I actually think VCMS does more than meets the eye in terms of making the ACM – and its downstream devices – manageable. The Nagios interface felt clumsy though, and while that’s not Opengear’s fault directly, it does suggest that there’s a lot of room for improvement in making it as easy to use as the ACM console servers themselves. I look forward to seeing what changes have been made in Lighthouse, but I suspect it will be a few revisions yet before the product truly comes into its own.
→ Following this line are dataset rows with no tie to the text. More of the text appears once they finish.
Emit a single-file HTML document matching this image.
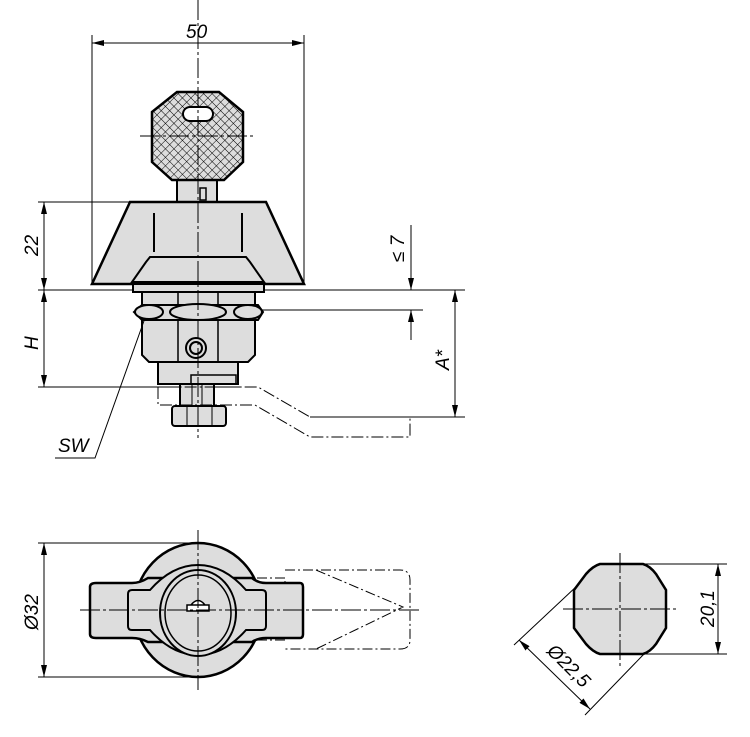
<!DOCTYPE html>
<html><head><meta charset="utf-8"><style>body{margin:0;background:#fff}svg{display:block}text{font-family:"Liberation Sans Narrow","Liberation Sans",sans-serif;font-style:italic;font-size:19px;fill:#000}</style></head><body>
<svg width="750" height="737" viewBox="0 0 750 737" xmlns="http://www.w3.org/2000/svg">
<defs>
<marker id="a" viewBox="0 0 12 6" refX="12" refY="3" markerWidth="12" markerHeight="6" orient="auto-start-reverse" markerUnits="userSpaceOnUse"><path d="M0,0L12,3L0,6z" fill="#000"/></marker>
<pattern id="h" width="6" height="6" patternUnits="userSpaceOnUse" patternTransform="rotate(45)"><rect width="6" height="6" fill="#ddd"/><path d="M0,0H6M0,0V6" stroke="#000" stroke-width="1"/></pattern>
</defs>
<g stroke="#000" fill="none" stroke-width="1">
<path d="M92,35V285M304,35V285"/>
<path d="M92,43H304" marker-start="url(#a)" marker-end="url(#a)"/>
<path d="M38,202H130M38,290H465M38,387H240M262,310H423M310,417H465"/>
<path d="M44,202V290" marker-start="url(#a)" marker-end="url(#a)"/>
<path d="M44,290V387" marker-start="url(#a)" marker-end="url(#a)"/>
<path d="M411,225V290" marker-end="url(#a)"/>
<path d="M411,340V310" marker-end="url(#a)"/>
<path d="M455,290V417" marker-start="url(#a)" marker-end="url(#a)"/>
<path d="M177,180V202H217V180" fill="#ddd" stroke-width="2"/>
<rect x="200" y="188" width="6" height="12" stroke-width="1.5"/>
<path d="M177,92H219L243,112V162L224,180H172L152,162V112Z" fill="url(#h)" stroke-width="2.5"/>
<rect x="183" y="107" width="30" height="14" rx="7" fill="#fff" stroke-width="2"/>
<path d="M130,202H266L304,284H92Z" fill="#ddd" stroke-width="2.5"/>
<path d="M154,213V252M242,213V252" stroke-width="2"/>
<path d="M146,262L150,257H246L250,262L264,282H132Z" fill="#ddd" stroke-width="2"/>
<rect x="133" y="284" width="131" height="8" fill="#ddd" stroke-width="2"/>
<path d="M142,292H255V355L248,362H149L142,355Z" fill="#ddd" stroke-width="2"/>
<path d="M178,292V362M218,292V362" stroke-width="1.5"/>
<path d="M134,312L142,305H258L263,312L258,320H142Z" fill="#ddd" stroke-width="2"/>
<ellipse cx="198" cy="312" rx="28" ry="8" fill="#ddd" stroke-width="2"/>
<ellipse cx="149" cy="312" rx="14" ry="7" fill="#ddd" stroke-width="2"/>
<ellipse cx="248" cy="312" rx="14" ry="7" fill="#ddd" stroke-width="2"/>
<circle cx="196" cy="348" r="10" fill="#ddd" stroke-width="2"/>
<circle cx="196" cy="348" r="6" stroke-width="2"/>
<rect x="158" y="362" width="80" height="22" fill="#ddd" stroke-width="2"/>
<path d="M191,375H236V384H191Z" stroke-width="1.5"/>
<rect x="180" y="384" width="34" height="22" fill="#ddd" stroke-width="2"/>
<path d="M192,384V406M202,384V406"/>
<rect x="172" y="406" width="54" height="20" rx="3" fill="#ddd" stroke-width="2"/>
<path d="M187,406V426M212,406V426"/>
<path d="M158,387V405H255L310,437H410V417H310L258,387Z" stroke-dasharray="12,3,2,3"/>
<path d="M145,318L95,458H55"/>
<path d="M198,0V438M140,136H256" stroke-dasharray="20,3,3,3"/>
<path d="M38,543H198M38,677H198"/>
<path d="M44,543V677" marker-start="url(#a)" marker-end="url(#a)"/>
<path d="M257,578H285V640H257M285,570H400Q410,570 410,580V640Q410,649 400,649H285M316,570L403,607L316,649" stroke-dasharray="10,3,2,3"/>
<ellipse cx="198" cy="610" rx="64" ry="67" fill="#ddd" stroke-width="2.5"/>
<path d="M96,583H132Q140,583 148,578H252Q258,583 266,583H300Q303,583 303,587V634Q303,638 300,638H266Q258,638 252,642H148Q140,638 132,638H96Q90,638 90,634V587Q90,583 96,583Z" fill="#ddd" stroke-width="2.5"/>
<path d="M132,590H150Q172,565 198,565Q224,565 246,590H262Q266,590 266,594V626Q266,630 262,630H246Q224,655 198,655Q172,655 150,630H132Q128,630 128,626V594Q128,590 132,590Z" fill="#ddd" stroke-width="2"/>
<ellipse cx="198" cy="613" rx="38" ry="43" fill="#ddd" stroke-width="2"/>
<ellipse cx="198" cy="613" rx="33" ry="38" stroke-width="1.5"/>
<path d="M187,605H209V611H187ZM191,605Q198,596 205,605" fill="#fff" stroke-width="1.5"/>
<path d="M80,610H420M198,530V690" stroke-dasharray="20,3,3,3"/>
<path d="M600,564H643Q650,566 656,574L666,590V628L656,644Q650,652 643,654H600Q593,652 586,644L574,628V590L586,574Q593,566 600,564Z" fill="#ddd" stroke-width="2.5"/>
<path d="M620,553V668M563,609H677" stroke-dasharray="20,3,3,3"/>
<path d="M643,564H727M643,654H727"/>
<path d="M718,564V654" marker-start="url(#a)" marker-end="url(#a)"/>
<path d="M578,585L514,645M644,654L585,715"/>
<path d="M519,640L590,709" marker-start="url(#a)" marker-end="url(#a)"/>
</g>
<text x="186" y="38">50</text>
<text transform="translate(38,256) rotate(-90)">22</text>
<text transform="translate(38,350) rotate(-90)">H</text>
<text transform="translate(404,262) rotate(-90)">≤ 7</text>
<text transform="translate(449,370) rotate(-90)">A*</text>
<text x="58" y="452">SW</text>
<text transform="translate(38,630) rotate(-90)">Ø32</text>
<text transform="translate(714,627) rotate(-90)">20,1</text>
<text transform="translate(546,652) rotate(45)">Ø22,5</text>
</svg>
</body></html>
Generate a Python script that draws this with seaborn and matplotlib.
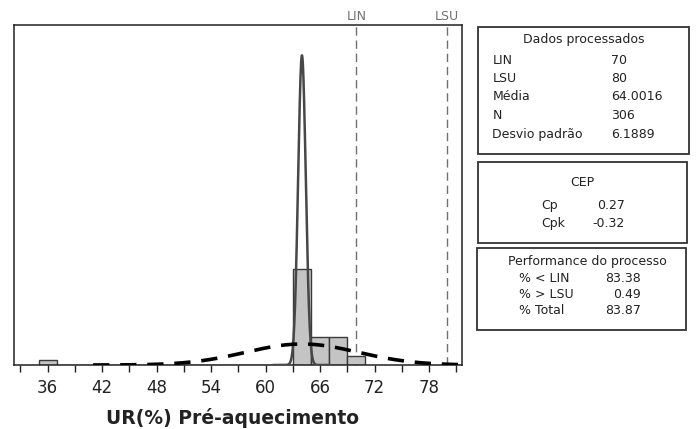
import numpy as np
import pandas as pd
import matplotlib
matplotlib.use("Agg")
import matplotlib.pyplot as plt
from matplotlib.ticker import MultipleLocator, FixedLocator
from matplotlib.patches import Rectangle
import seaborn as sns

# ---------------- data ----------------
bin_centers = [36, 64, 66, 68, 70]
bin_counts = [10, 180, 53, 53, 17]
bin_width = 2
lin, lsu = 70, 80
mean_val = 64.0016
n_obs = 306
sd_overall = 6.1889
sd_within = 0.42
tick_labels = [36, 42, 48, 54, 60, 66, 72, 78]

stats_dados = [("LIN", "70"), ("LSU", "80"), ("Média", "64.0016"),
               ("N", "306"), ("Desvio padrão", "6.1889")]
stats_cep = [("Cp", "0.27"), ("Cpk", "-0.32")]
stats_perf = [("% < LIN", "83.38"), ("% > LSU", "0.49"), ("% Total", "83.87")]

# ---------------- figure ----------------
sns.set_theme(style="white")
plt.rcParams["font.family"] = ["DejaVu Sans"]

W, H = 698, 429
fig = plt.figure(figsize=(W / 100, H / 100), dpi=100)
fig.patch.set_facecolor("white")


def fx(px):
    return px / W


def fy(py):
    return 1 - py / H


ax_l, ax_r, ax_t, ax_b = 14, 462, 25, 365
ax = fig.add_axes([fx(ax_l), fy(ax_b), fx(ax_r - ax_l), (ax_b - ax_t) / H])

df = pd.DataFrame({"x": bin_centers, "w": bin_counts})
edges = [float(e) for e in range(35, 73, bin_width)]
sns.histplot(data=df, x="x", weights="w", bins=edges, stat="count",
             color="#c4c4c4", edgecolor="#3a3a3a", linewidth=1.0,
             alpha=1.0, ax=ax, zorder=2)


def npdf(x, m, s):
    return np.exp(-0.5 * ((x - m) / s) ** 2) / (s * np.sqrt(2 * np.pi))


scale = n_obs * bin_width
xw = np.linspace(60.8, 67.2, 600)
ax.plot(xw, scale * npdf(xw, mean_val, sd_within), color="#474747",
        lw=1.8, zorder=3)

xo = np.linspace(41.0, 81.6, 500)
ax.plot(xo, scale * npdf(xo, mean_val, sd_overall), color="black",
        lw=2.6, dashes=(4.5, 3.0), zorder=4)

for v in (lin, lsu):
    ax.axvline(v, color="#707070", lw=1.0, dashes=(6, 3.5), zorder=1,
               clip_on=False)

ax.text(lin, 1.005, "LIN", transform=ax.get_xaxis_transform(),
        ha="center", va="bottom", fontsize=9, color="#707070")
ax.text(lsu, 1.005, "LSU", transform=ax.get_xaxis_transform(),
        ha="center", va="bottom", fontsize=9, color="#707070")

# axes limits
px_per_unit = 9.08
x0 = 36 - (47.7 - ax_l) / px_per_unit
x1 = 36 + (ax_r - 47.7) / px_per_unit
ax.set_xlim(x0, x1)
px_per_count = 326 / scale
ax.set_ylim(0, (ax_b - ax_t) / px_per_count)

ax.xaxis.set_major_locator(FixedLocator(tick_labels))
ax.set_xticklabels([str(t) for t in tick_labels])
ax.xaxis.set_minor_locator(MultipleLocator(3))
ax.tick_params(axis="x", which="both", direction="out", length=5, width=1,
               color="#222222", labelsize=12, pad=5, labelcolor="#222222",
               bottom=True)
ax.set_yticks([])
ax.set_ylabel("")
ax.set_xlabel("UR(%) Pré-aquecimento", fontsize=13.5, fontweight="bold",
              color="#222222")
ax.xaxis.set_label_coords((233 - ax_l) / (ax_r - ax_l), -(418 - ax_b) / (ax_b - ax_t))
ax.xaxis.label.set_va("center")
for s in ax.spines.values():
    s.set_color("#222222")
    s.set_linewidth(1.1)

# ---------------- side boxes ----------------
def box(l, t, r, b):
    fig.patches.append(Rectangle((fx(l), fy(b)), fx(r - l), (b - t) / H,
                                 transform=fig.transFigure, fill=False,
                                 edgecolor="#333333", lw=1.3))


tc = "#222222"
fs = 9

box(478, 27, 689, 154)
fig.text(fx(583.5), fy(39), "Dados processados", ha="center", va="center",
         fontsize=fs, color=tc)
ys = [60, 78.5, 97, 115.5, 134]
for (lab, val), yy in zip(stats_dados, ys):
    fig.text(fx(492.5), fy(yy), lab, ha="left", va="center", fontsize=fs, color=tc)
    fig.text(fx(611.5), fy(yy), val, ha="left", va="center", fontsize=fs, color=tc)

box(478, 162, 687, 243)
fig.text(fx(582), fy(183), "CEP", ha="center", va="center", fontsize=fs, color=tc)
for (lab, val), yy in zip(stats_cep, [206, 223]):
    fig.text(fx(541.5), fy(yy), lab, ha="left", va="center", fontsize=fs, color=tc)
    fig.text(fx(625), fy(yy), val, ha="right", va="center", fontsize=fs, color=tc)

box(477, 248, 686, 330)
fig.text(fx(587), fy(261), "Performance do processo", ha="center", va="center",
         fontsize=fs, color=tc)
for (lab, val), yy in zip(stats_perf, [279, 295, 311]):
    fig.text(fx(519), fy(yy), lab, ha="left", va="center", fontsize=fs, color=tc)
    fig.text(fx(641), fy(yy), val, ha="right", va="center", fontsize=fs, color=tc)

fig.savefig("out.png", dpi=100, facecolor="white")
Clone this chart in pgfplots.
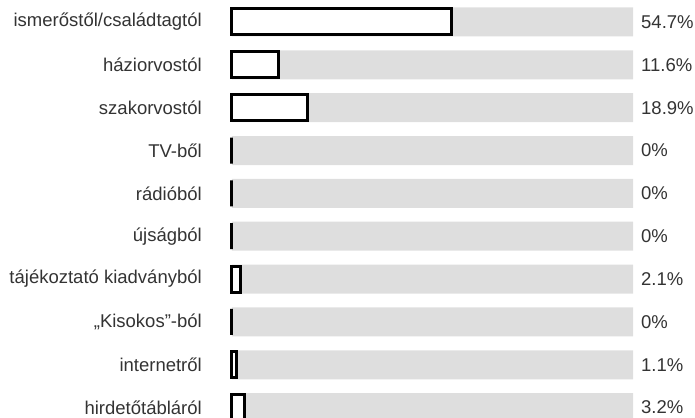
\documentclass[border=0pt]{standalone}
\usepackage{pgfplots}
\pgfplotsset{compat=1.18}
\usepackage{pgfplotstable}
\usepackage{fontspec}
\setmainfont{Liberation Sans}
\definecolor{bg}{RGB}{222,222,222}
\definecolor{txt}{RGB}{51,51,51}
\pgfplotstableread{
idx val
0 54.7
1 11.6
2 18.9
3 0
4 0
5 0
6 2.1
7 0
8 1.1
9 3.2
}\data
\begin{document}
\begin{tikzpicture}
\begin{axis}[
  at={(0pt,0pt)}, anchor=south west,
  scale only axis,
  clip=false,
  width=401pt, height=417pt,
  xmin=0, xmax=100,
  ymin=-0.5135, ymax=9.219,
  y dir=reverse,
  axis line style={draw=none},
  major tick length=0pt,
  xtick=\empty,
  ytick={0,...,9},
  yticklabels={ismerőstől/családtagtól,háziorvostól,szakorvostól,TV-ből,rádióból,újságból,tájékoztató kiadványból,„Kisokos”-ból,internetről,hirdetőtábláról},
  yticklabel style={font=\fontsize{18.5}{22}\selectfont, text=txt, anchor=east, inner sep=0pt, xshift=-30pt},
]
\addplot[xbar, bar width=29pt, bar shift=0pt, fill=bg, draw=none,
  point meta=explicit symbolic,
  nodes near coords={\pgfplotspointmeta\%},
  nodes near coords style={anchor=west, inner sep=0pt, xshift=8pt, font=\fontsize{18.5}{22}\selectfont, text=txt}]
  table[x expr=100, y=idx, meta=val] {\data};
\addplot[xbar, bar width=26pt, bar shift=0pt, fill=white, draw=black, line width=3pt]
  table[x=val, y=idx] {\data};
\end{axis}
\pgfresetboundingbox
\path[use as bounding box] (-232pt,0pt) rectangle (463pt,417pt);
\end{tikzpicture}
\end{document}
Opengear was a paid presenter at Networking Field Day 4, and while I received no compensation for my attendance at this event, my travel, accommodation and meals were provided. I was explicitly not required or obligated to blog, tweet, or otherwise write about or endorse the sponsors, but if I choose to do so I am free to give my honest opinions about the vendors and their products, whether positive or negative. Opengear provided me with an entry-level console management device (ACM5004-G), and more recently an ACM5004-G-E and an ACM5504-5-G-W-I, all three of which I am using as test hardware to create the content for these posts. I mentioned a while back on Twitter that I wouldn’t be testing the cellular option on the ACM, as I didn’t have a suitable data SIM available. Shortly after that, the nice folks at Opengear got in touch with me and have lent me a SIM with which to do a little testing; again this has been done with no obligation, and my opinions remain my own. Similarly, Opengear made a demo server for VCMS available for me to try out, and I used that access as the basis for this post.